Work required: Leave every picture out and write out the records below exactly.

════════

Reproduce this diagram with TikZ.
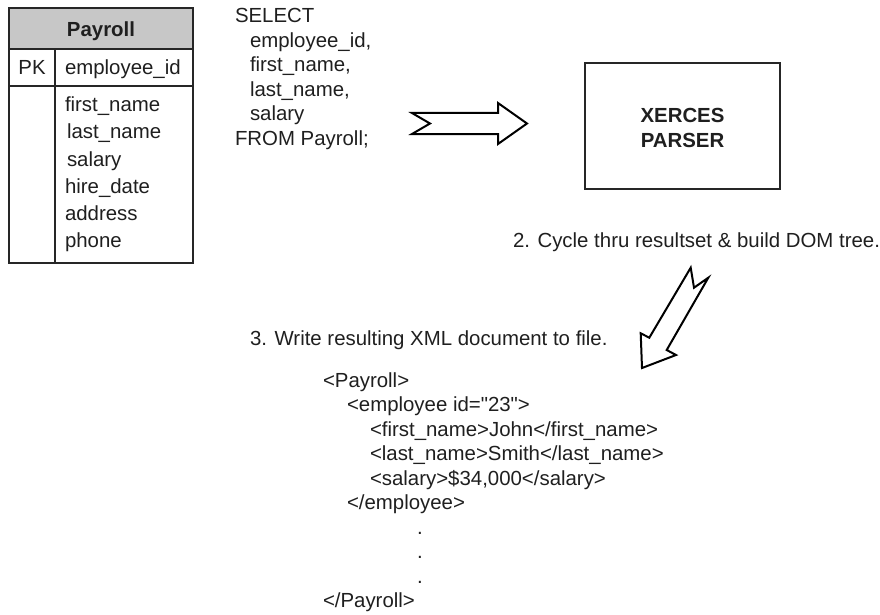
\documentclass[tikz,border=0pt]{standalone}
\usepackage{fontspec}
\setmainfont{Liberation Sans}
\setmonofont{Liberation Sans}
\newcommand{\sq}{\texttt{"}}
\begin{document}
\begin{tikzpicture}[x=1pt,y=-1pt,
  every node/.style={inner sep=0pt, outer sep=0pt, font=\fontsize{20.4}{24}\selectfont, text=black!88},
  txt/.style={anchor=base west},
  ctxt/.style={anchor=base},
  blockarrow/.style={draw=black, line width=2pt, line join=miter, fill=white},
  frame/.style={draw=black!85, line width=2pt},
  rule/.style={draw=black!85, line width=1.5pt}]
\useasboundingbox (0,0) rectangle (880,615);

% ---- Payroll table ----
\fill[black!22] (9,8) rectangle (193,49);
\draw[rule] (9,49) -- (193,49);
\draw[rule] (9,86) -- (193,86);
\draw[rule] (55,49) -- (55,263);
\draw[frame] (9,8) rectangle (193,263);
\node[ctxt] (tname) at (101,37) {\bfseries Payroll};
\node[ctxt] (pk) at (32,75) {PK};
\node[txt] (fid) at (65,75) {employee\_id};
\node[txt] (ffirst) at (65,112) {first\_name};
\node[txt] (flast) at (67,139) {last\_name};
\node[txt] (fsal) at (67,166) {salary};
\node[txt] (fhire) at (65,193) {hire\_date};
\node[txt] (faddr) at (65,220) {address};
\node[txt] (fphone) at (65,247) {phone};

% ---- SQL ----
\node[txt] (sql1) at (235,23) {SELECT};
\node[txt] (sql2) at (250,47.5) {employee\_id,};
\node[txt] (sql3) at (250,72) {first\_name,};
\node[txt] (sql4) at (250,96.5) {last\_name,};
\node[txt] (sql5) at (250,121) {salary};
\node[txt] (sql6) at (235,145.5) {FROM Payroll;};

% ---- right block arrow ----
\draw[blockarrow] (412,113) -- (498,113) -- (498,103) -- (527,123.5)
  -- (498,144) -- (498,134) -- (412,134) -- (430,123.5) -- cycle;

% ---- Xerces parser ----
\draw[frame] (585,63) rectangle (780,189);
\node[ctxt] (xp1) at (682.5,123) {\bfseries XERCES};
\node[ctxt] (xp2) at (682.5,147) {\bfseries PARSER};

% ---- step 2 ----
\node[txt] (step2) at (513,247) {2. Cycle thru resultset \& build DOM tree.};

% ---- diagonal block arrow ----
\draw[blockarrow] (690.7,267.7) -- (694,287.7) -- (708.3,277.7) -- (666.7,350)
  -- (676,355) -- (642,368) -- (640.7,333.3) -- (649.3,337.7) -- cycle;

% ---- step 3 ----
\node[txt] (step3) at (250,345) {3. Write resulting XML document to file.};

% ---- XML ----
\node[txt] (x1) at (323,387) {<Payroll>};
\node[txt] (x2) at (347,411.5) {<employee id=\sq 23\sq >};
\node[txt] (x3) at (370,436) {<first\_name>John</first\_name>};
\node[txt] (x4) at (370,460.5) {<last\_name>Smith</last\_name>};
\node[txt] (x5) at (370,485) {<salary>\$34,000</salary>};
\node[txt] (x6) at (347,509.5) {</employee>};
\node[txt] (d1) at (417,534) {.};
\node[txt] (d2) at (417,558.5) {.};
\node[txt] (d3) at (417,583) {.};
\node[txt] (x7) at (323,607.5) {</Payroll>};
\end{tikzpicture}
\end{document}
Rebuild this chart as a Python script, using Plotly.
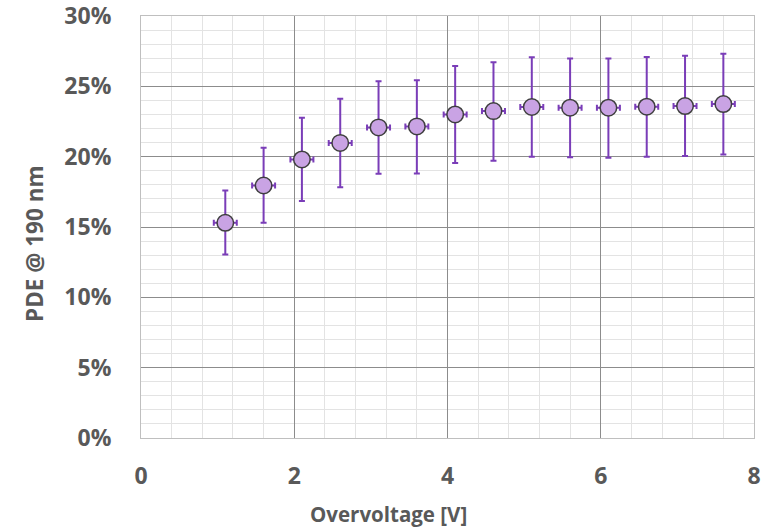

════════

Answer to the task:
Reproduce this diagram with TikZ.
\documentclass[tikz,border=0pt]{standalone}
\usepackage{fontspec}
\setmainfont{Liberation Sans}
\setmonofont{Liberation Sans}
\newcommand{\sq}{\texttt{"}}
\begin{document}
\begin{tikzpicture}[x=1pt,y=-1pt,
  every node/.style={inner sep=0pt, outer sep=0pt, font=\fontsize{20.4}{24}\selectfont, text=black!88},
  txt/.style={anchor=base west},
  ctxt/.style={anchor=base},
  blockarrow/.style={draw=black, line width=2pt, line join=miter, fill=white},
  frame/.style={draw=black!85, line width=2pt},
  rule/.style={draw=black!85, line width=1.5pt}]
\useasboundingbox (0,0) rectangle (880,615);

% ---- Payroll table ----
\fill[black!22] (9,8) rectangle (193,49);
\draw[rule] (9,49) -- (193,49);
\draw[rule] (9,86) -- (193,86);
\draw[rule] (55,49) -- (55,263);
\draw[frame] (9,8) rectangle (193,263);
\node[ctxt] (tname) at (101,37) {\bfseries Payroll};
\node[ctxt] (pk) at (32,75) {PK};
\node[txt] (fid) at (65,75) {employee\_id};
\node[txt] (ffirst) at (65,112) {first\_name};
\node[txt] (flast) at (67,139) {last\_name};
\node[txt] (fsal) at (67,166) {salary};
\node[txt] (fhire) at (65,193) {hire\_date};
\node[txt] (faddr) at (65,220) {address};
\node[txt] (fphone) at (65,247) {phone};

% ---- SQL ----
\node[txt] (sql1) at (235,23) {SELECT};
\node[txt] (sql2) at (250,47.5) {employee\_id,};
\node[txt] (sql3) at (250,72) {first\_name,};
\node[txt] (sql4) at (250,96.5) {last\_name,};
\node[txt] (sql5) at (250,121) {salary};
\node[txt] (sql6) at (235,145.5) {FROM Payroll;};

% ---- right block arrow ----
\draw[blockarrow] (412,113) -- (498,113) -- (498,103) -- (527,123.5)
  -- (498,144) -- (498,134) -- (412,134) -- (430,123.5) -- cycle;

% ---- Xerces parser ----
\draw[frame] (585,63) rectangle (780,189);
\node[ctxt] (xp1) at (682.5,123) {\bfseries XERCES};
\node[ctxt] (xp2) at (682.5,147) {\bfseries PARSER};

% ---- step 2 ----
\node[txt] (step2) at (513,247) {2. Cycle thru resultset \& build DOM tree.};

% ---- diagonal block arrow ----
\draw[blockarrow] (690.7,267.7) -- (694,287.7) -- (708.3,277.7) -- (666.7,350)
  -- (676,355) -- (642,368) -- (640.7,333.3) -- (649.3,337.7) -- cycle;

% ---- step 3 ----
\node[txt] (step3) at (250,345) {3. Write resulting XML document to file.};

% ---- XML ----
\node[txt] (x1) at (323,387) {<Payroll>};
\node[txt] (x2) at (347,411.5) {<employee id=\sq 23\sq >};
\node[txt] (x3) at (370,436) {<first\_name>John</first\_name>};
\node[txt] (x4) at (370,460.5) {<last\_name>Smith</last\_name>};
\node[txt] (x5) at (370,485) {<salary>\$34,000</salary>};
\node[txt] (x6) at (347,509.5) {</employee>};
\node[txt] (d1) at (417,534) {.};
\node[txt] (d2) at (417,558.5) {.};
\node[txt] (d3) at (417,583) {.};
\node[txt] (x7) at (323,607.5) {</Payroll>};
\end{tikzpicture}
\end{document}
Rebuild this chart as a Python script, using Plotly.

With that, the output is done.